_What you will do_
Look for "this" in the listing below. Gather each line that contains it.

_Materials provided_
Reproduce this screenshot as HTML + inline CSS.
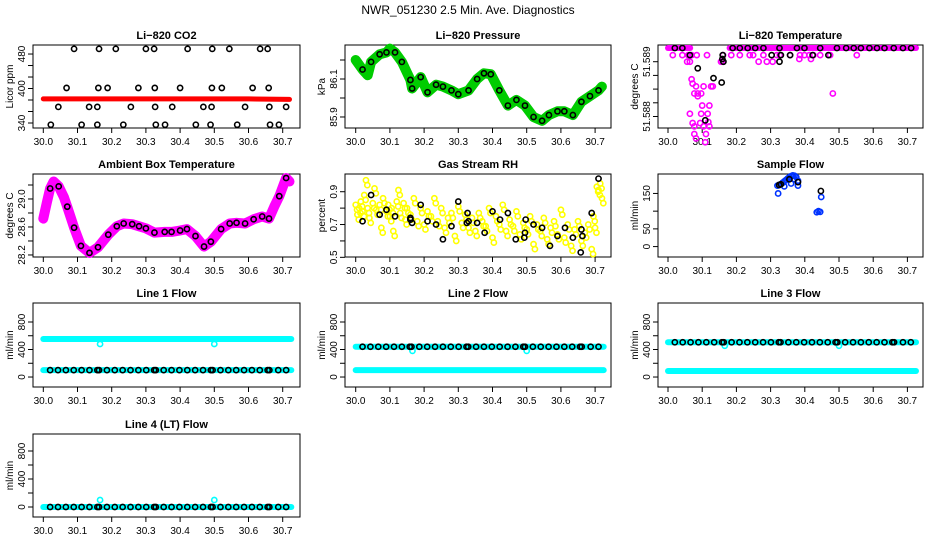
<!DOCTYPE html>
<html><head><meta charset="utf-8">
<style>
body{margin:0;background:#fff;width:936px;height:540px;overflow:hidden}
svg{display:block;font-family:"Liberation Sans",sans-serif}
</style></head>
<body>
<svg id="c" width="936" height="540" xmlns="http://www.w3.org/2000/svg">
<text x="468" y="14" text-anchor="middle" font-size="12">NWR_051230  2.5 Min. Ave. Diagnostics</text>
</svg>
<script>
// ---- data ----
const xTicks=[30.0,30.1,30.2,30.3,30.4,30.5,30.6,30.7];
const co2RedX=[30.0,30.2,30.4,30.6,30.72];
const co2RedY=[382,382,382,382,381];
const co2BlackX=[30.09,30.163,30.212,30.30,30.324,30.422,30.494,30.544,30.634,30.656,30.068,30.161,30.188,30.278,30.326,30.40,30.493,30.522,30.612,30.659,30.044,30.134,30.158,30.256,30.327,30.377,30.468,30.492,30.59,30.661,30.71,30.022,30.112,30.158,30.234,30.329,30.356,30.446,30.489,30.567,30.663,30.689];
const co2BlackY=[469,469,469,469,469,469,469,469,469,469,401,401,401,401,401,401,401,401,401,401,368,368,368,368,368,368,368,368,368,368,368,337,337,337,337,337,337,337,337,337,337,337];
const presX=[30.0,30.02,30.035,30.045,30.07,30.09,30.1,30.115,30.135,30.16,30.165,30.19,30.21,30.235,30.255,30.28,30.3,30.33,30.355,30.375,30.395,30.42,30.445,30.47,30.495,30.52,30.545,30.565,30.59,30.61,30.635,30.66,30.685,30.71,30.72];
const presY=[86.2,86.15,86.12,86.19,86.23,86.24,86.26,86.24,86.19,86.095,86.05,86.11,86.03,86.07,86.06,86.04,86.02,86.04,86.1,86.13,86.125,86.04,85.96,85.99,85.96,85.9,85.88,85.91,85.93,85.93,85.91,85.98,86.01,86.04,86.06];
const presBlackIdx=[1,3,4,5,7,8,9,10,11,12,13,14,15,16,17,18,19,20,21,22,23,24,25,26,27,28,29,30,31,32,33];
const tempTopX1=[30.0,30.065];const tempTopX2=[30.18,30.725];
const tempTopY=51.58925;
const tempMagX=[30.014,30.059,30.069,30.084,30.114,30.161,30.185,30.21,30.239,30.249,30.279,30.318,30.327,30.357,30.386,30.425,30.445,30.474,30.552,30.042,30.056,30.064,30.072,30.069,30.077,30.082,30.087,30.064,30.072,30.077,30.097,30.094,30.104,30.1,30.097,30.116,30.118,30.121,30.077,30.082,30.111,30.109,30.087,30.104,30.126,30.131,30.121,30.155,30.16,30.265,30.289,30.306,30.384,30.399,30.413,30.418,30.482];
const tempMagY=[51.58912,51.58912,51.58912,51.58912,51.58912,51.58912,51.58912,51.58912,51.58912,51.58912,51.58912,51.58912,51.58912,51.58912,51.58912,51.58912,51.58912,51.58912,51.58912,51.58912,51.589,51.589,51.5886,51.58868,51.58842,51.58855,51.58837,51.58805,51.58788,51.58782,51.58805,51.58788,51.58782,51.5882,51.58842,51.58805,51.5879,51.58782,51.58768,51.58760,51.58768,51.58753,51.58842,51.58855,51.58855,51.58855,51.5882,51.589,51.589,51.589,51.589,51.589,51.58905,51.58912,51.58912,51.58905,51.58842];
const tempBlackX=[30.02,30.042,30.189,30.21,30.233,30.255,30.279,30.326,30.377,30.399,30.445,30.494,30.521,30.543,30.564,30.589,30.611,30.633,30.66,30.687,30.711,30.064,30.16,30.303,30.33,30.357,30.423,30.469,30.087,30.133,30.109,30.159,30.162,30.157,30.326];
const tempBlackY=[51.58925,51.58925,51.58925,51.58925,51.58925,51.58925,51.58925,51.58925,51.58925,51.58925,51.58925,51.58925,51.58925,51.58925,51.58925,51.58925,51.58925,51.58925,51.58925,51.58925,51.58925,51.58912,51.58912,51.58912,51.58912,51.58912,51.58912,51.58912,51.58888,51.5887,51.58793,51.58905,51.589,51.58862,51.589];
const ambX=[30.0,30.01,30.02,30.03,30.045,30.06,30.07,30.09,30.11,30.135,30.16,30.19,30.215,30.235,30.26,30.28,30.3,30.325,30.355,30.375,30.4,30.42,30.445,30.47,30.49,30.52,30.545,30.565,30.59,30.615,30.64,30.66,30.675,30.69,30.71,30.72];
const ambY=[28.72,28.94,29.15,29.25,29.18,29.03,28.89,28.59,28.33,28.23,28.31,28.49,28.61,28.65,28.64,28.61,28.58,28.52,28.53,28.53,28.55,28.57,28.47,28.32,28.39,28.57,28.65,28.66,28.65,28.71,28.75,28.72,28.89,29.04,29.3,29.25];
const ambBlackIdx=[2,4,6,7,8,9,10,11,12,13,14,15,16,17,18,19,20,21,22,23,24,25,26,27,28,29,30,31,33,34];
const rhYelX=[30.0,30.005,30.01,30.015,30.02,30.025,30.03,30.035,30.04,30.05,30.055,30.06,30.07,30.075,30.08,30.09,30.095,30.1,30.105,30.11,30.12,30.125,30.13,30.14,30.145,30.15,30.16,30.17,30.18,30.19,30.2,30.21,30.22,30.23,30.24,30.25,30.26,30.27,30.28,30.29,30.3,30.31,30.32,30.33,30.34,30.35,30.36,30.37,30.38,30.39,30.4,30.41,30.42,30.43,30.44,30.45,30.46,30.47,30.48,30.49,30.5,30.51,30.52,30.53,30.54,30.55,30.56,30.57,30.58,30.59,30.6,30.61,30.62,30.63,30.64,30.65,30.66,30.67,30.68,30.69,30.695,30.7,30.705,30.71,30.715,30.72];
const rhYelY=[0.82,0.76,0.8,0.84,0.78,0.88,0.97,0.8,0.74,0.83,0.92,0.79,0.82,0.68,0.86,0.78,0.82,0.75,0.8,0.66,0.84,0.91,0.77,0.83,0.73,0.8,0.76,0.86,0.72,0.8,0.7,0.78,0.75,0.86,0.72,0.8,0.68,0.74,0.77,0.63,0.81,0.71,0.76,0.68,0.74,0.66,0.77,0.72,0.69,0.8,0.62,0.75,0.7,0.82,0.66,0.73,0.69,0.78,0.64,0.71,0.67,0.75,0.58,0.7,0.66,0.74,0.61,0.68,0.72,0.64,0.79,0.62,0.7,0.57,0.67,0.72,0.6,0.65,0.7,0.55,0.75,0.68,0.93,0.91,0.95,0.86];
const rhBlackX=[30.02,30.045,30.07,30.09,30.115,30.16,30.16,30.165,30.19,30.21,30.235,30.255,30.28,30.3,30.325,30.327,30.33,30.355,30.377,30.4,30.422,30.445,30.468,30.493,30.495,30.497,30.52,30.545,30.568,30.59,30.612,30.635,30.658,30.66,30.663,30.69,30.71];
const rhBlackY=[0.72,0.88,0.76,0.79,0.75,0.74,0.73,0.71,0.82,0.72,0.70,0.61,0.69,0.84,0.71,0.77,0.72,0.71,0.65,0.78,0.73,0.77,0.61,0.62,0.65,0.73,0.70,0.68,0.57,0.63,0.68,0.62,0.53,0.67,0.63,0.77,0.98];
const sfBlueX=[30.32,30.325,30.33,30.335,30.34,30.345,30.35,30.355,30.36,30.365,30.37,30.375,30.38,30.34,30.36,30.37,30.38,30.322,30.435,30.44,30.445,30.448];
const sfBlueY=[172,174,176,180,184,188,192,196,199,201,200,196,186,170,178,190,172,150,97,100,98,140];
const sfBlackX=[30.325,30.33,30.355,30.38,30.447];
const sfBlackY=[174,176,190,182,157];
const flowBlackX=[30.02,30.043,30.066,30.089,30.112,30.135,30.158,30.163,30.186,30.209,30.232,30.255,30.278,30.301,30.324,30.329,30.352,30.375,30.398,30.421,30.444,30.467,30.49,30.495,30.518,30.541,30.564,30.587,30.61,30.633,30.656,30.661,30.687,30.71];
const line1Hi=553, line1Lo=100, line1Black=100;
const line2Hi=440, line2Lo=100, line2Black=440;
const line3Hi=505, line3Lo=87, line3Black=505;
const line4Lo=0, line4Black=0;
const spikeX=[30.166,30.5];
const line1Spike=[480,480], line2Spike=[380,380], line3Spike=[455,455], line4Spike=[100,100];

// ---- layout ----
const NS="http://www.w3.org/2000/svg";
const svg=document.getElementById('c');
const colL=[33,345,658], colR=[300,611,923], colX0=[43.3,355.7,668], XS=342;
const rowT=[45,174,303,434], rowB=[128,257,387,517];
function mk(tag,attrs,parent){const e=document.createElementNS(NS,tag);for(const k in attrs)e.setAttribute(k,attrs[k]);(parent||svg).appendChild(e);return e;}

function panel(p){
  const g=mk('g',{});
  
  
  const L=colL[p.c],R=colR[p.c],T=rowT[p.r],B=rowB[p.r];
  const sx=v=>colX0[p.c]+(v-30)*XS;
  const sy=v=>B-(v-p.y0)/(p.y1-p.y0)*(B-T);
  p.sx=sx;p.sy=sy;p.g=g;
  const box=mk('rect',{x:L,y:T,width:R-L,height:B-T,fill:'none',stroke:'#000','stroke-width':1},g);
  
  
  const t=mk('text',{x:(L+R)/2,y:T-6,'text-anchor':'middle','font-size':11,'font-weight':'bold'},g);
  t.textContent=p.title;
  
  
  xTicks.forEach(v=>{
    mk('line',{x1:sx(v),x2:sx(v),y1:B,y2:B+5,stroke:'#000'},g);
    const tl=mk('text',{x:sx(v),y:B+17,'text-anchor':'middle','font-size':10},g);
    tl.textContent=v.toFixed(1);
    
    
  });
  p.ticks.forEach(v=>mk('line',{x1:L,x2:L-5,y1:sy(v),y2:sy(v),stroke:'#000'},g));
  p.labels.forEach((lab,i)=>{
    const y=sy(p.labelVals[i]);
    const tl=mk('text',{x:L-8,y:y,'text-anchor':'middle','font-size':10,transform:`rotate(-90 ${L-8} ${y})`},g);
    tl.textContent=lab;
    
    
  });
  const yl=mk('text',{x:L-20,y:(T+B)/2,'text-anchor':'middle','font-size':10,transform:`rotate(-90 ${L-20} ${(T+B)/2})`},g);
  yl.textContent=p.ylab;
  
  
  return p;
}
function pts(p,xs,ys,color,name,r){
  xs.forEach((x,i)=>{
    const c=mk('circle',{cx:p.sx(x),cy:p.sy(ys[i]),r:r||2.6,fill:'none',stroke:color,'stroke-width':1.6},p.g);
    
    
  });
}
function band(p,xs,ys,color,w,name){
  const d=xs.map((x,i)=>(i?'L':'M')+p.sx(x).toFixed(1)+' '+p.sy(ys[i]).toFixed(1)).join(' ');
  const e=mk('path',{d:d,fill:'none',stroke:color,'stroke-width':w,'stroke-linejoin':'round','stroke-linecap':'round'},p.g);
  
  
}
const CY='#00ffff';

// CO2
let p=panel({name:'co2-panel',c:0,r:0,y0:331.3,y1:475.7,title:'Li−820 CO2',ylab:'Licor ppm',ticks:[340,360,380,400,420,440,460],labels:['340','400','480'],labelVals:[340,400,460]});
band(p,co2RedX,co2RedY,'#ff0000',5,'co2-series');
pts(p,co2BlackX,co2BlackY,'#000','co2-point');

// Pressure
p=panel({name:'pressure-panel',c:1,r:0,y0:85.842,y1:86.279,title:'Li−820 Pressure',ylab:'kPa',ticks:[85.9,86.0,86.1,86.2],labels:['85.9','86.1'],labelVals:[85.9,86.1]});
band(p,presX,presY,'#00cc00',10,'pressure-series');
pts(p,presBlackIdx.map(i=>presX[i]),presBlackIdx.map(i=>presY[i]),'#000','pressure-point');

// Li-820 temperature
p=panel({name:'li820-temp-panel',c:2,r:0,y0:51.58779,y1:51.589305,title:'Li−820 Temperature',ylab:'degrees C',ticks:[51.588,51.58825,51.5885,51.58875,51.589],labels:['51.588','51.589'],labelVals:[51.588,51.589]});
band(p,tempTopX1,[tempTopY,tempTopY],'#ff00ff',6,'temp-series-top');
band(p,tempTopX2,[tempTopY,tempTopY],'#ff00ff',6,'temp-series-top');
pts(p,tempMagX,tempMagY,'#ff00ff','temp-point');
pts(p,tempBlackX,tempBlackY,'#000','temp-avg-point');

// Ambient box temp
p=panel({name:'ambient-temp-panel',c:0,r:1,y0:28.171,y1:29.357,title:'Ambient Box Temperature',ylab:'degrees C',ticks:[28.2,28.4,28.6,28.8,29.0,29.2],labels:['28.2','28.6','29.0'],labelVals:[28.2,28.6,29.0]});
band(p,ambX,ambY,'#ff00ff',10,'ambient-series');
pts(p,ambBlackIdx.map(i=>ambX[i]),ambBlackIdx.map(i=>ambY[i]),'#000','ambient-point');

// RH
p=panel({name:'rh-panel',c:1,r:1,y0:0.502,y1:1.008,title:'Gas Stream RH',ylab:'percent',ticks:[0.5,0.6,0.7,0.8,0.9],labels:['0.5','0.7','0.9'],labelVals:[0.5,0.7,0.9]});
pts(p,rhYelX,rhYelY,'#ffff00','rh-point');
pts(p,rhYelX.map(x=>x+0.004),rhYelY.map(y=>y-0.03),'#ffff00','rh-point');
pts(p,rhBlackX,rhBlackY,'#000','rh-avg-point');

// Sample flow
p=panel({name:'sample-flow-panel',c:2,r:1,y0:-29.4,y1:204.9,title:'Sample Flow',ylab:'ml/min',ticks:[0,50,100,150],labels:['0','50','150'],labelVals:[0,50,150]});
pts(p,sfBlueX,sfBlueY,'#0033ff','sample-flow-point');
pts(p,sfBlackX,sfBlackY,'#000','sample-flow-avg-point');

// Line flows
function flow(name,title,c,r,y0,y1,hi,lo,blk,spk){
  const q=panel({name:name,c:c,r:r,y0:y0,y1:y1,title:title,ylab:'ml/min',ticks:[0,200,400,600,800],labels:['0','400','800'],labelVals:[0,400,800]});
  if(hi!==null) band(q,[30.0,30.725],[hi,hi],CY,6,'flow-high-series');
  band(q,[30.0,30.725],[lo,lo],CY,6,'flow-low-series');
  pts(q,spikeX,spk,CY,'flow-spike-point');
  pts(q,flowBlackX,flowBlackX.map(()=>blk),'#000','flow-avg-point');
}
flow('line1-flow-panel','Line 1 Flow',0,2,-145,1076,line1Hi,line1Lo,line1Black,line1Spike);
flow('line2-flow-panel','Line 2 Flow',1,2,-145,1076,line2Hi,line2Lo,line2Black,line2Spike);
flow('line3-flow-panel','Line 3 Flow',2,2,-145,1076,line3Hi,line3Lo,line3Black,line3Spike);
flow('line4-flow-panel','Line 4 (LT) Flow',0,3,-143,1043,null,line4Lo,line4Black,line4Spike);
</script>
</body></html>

==

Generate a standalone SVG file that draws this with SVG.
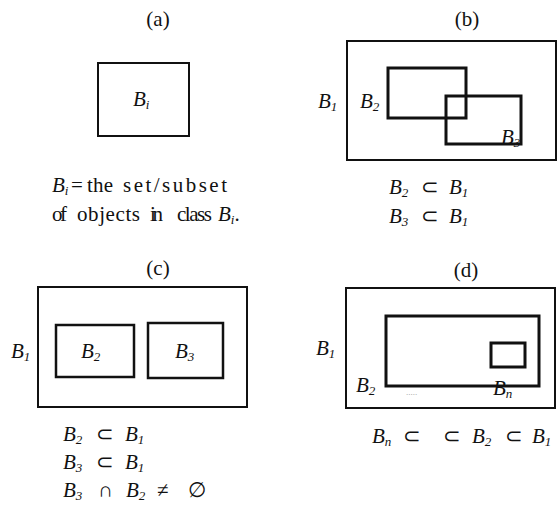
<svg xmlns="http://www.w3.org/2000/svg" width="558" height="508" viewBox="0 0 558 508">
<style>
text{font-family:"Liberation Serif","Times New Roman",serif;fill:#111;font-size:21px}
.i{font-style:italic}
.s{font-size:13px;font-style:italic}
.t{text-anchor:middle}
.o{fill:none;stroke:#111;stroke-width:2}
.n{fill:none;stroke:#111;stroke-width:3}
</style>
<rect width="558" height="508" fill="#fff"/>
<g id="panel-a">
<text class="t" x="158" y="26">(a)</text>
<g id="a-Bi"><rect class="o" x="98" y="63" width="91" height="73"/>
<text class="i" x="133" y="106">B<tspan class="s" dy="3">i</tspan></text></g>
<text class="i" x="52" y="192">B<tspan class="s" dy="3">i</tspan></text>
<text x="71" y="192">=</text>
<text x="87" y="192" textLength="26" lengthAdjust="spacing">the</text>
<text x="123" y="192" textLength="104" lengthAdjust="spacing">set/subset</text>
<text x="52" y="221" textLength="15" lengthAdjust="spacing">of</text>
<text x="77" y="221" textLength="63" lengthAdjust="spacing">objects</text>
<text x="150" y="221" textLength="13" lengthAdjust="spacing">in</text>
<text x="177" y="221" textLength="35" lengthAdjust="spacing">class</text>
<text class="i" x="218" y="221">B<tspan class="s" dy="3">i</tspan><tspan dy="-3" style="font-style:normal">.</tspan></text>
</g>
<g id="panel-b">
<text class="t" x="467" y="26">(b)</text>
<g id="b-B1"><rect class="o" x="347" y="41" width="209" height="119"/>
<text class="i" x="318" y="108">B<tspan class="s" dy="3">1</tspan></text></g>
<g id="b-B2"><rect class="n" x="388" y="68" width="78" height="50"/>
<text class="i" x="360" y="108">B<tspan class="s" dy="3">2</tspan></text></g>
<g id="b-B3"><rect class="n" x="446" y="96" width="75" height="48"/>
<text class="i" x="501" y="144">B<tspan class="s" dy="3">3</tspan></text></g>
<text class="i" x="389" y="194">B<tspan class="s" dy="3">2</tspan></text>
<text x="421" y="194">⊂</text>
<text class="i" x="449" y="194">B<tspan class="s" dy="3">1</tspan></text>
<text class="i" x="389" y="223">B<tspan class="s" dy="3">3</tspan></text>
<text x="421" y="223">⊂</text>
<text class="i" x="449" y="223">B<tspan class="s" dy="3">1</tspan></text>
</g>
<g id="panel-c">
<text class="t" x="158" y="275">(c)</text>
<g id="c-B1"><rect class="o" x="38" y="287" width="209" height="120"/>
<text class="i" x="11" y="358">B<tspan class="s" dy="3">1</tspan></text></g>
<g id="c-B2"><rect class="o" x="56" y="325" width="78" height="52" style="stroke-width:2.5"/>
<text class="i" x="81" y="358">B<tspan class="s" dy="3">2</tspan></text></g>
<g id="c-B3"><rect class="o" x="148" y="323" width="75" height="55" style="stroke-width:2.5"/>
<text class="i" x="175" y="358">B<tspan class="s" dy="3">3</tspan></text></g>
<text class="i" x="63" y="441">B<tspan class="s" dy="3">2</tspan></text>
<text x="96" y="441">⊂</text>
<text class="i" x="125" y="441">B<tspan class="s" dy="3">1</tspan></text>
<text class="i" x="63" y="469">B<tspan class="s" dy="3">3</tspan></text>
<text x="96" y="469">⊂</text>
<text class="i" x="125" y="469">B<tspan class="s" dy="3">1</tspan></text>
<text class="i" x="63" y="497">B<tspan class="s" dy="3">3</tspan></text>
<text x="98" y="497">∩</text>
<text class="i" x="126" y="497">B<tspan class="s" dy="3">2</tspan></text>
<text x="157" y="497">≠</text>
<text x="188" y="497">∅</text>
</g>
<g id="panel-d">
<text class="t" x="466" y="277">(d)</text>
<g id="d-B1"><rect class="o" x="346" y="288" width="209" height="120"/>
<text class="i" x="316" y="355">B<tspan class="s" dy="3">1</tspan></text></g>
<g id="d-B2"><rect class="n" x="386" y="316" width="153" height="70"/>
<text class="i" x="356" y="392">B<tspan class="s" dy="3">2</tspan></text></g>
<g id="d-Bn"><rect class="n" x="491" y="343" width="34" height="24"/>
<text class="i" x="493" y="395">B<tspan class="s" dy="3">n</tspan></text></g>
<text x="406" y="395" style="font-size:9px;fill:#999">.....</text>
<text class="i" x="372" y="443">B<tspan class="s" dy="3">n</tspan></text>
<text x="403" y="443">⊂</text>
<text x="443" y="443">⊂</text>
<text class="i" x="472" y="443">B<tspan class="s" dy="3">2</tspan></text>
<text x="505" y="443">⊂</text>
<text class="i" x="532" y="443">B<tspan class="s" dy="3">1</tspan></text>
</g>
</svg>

_Exercise result_
Reproduce this screenshot as HTML + inline CSS.
Generate a standalone SVG file that draws this with SVG.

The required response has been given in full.